Why not raise the level of our individual, corporate, and foundation donations to the UN Agencies and other aid organizations while continuing to advocate for responsible government backing for the irreplaceable United Nations agencies? he asked.
Dr Palitha Kohona, a former Chief of the UN Treaty Section, told IPS international relations, for a very long time, were dependent on the whims of powerful states and empires. Might was right and disputes were settled by using force. Land inhabited for centuries was annexed to empires and native populations were dispossessed or even exterminated.
From such fractured beginnings, an orderly world governed by agreed rules began to emerge gradually, although most of the rules were established by the powerful.
Thousands of treaties were concluded, customary rules were respected and a rudimentary judicial structure began to be established. The world rejoiced in the establishment of the United Nations.
Though lacking in proper enforcement mechanisms and largely dependent on voluntary mutually beneficial compliance, a rule based international order was beginning to emerge.
“Many, including the present writer, wrote enthusiastically about the consolidation of a rules-based international order. The violence that was commonplace in international dispute resolution prior to the Second World War appeared to be limited to distant parts of the world.”
But like a cozy dream being shattered in mid-sleep, he said, the USA has rudely disrupted the illusion of a new international rules-based world order of which it was once a champion. The trade rules, so painfully developed, have been ditched. Mutual deal making has resurfaced, he said.
“Now it would seem that the powerful would determine the rules, based on self-interest. Rules relating to sovereignty, territorial integrity and rights of people would now seem to depend on the whims of the powerful. The weak will draw their own conclusions. Acquire counterattack capabilities that would make an aggressor think twice”.
“Unless the medium powers and powerless band together and resolve to maintain the international rule of law, we may be entering an era of extreme uncertainty in international relations”, declared Dr Kohona, a former Permanent Representative of Sri Lanka to the UN and Ambassador to China.
Dr Baroud also pointed out that the 2003 US-British invasion of Iraq stands as a textbook example, but the same pattern has repeated itself in Libya, Syria, and across large parts of the Middle East and beyond.
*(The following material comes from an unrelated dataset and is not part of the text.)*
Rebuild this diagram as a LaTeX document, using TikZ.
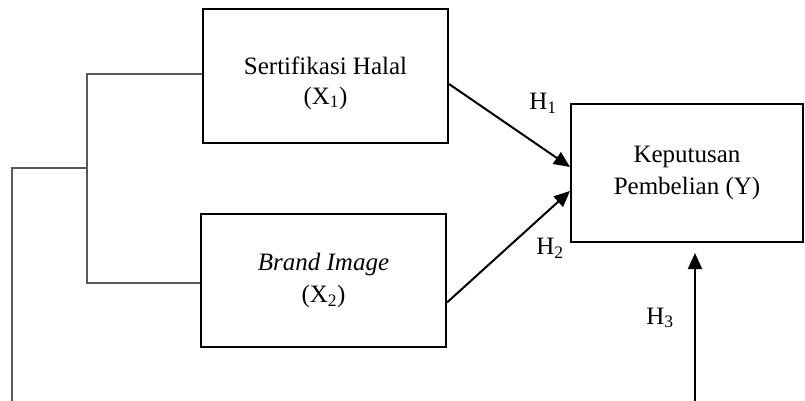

In each case, international law was either manipulated, ignored, or retroactively justified to accommodate power rather than principle.
Israel’s genocide in Gaza, the war in Ukraine, and the ongoing atrocities in Sudan and elsewhere are not aberrations. They represent the culmination of decades of legal erosion, selective enforcement, and the systematic degradation of the international legal order.
While I agree—and even sympathize—with Canadian Prime Minister Mark Carney’s comments at the World Economic Forum in Davos, in which he expressed criticism of the new power dynamics that have rendered the international political system increasingly defunct, one cannot help but ask why neither he nor other Western leaders are willing to confront their own governments’ historical role in creating this reality.
Without such reckoning, calls to defend international law risk sounding less like principled commitments and more like selective outrage in a system long stripped of credibility.
European powers that are critical of Trump have not raised their voice with the same intensity and vigor against Netanyahu for doing a lot worse than anything that Trump has done or threatened to do.
This also begets the same question about the latest comments by the UN Secretary-General. He should offer more specifics than generalized decrying the collapse of international morality.
“Moreover, we expect a roadmap that will guide us in the process of re-establishing some kind of a sane global system in the face of the growing authoritarianism, dictatorship, and criminality all around”, declared Dr Baroud.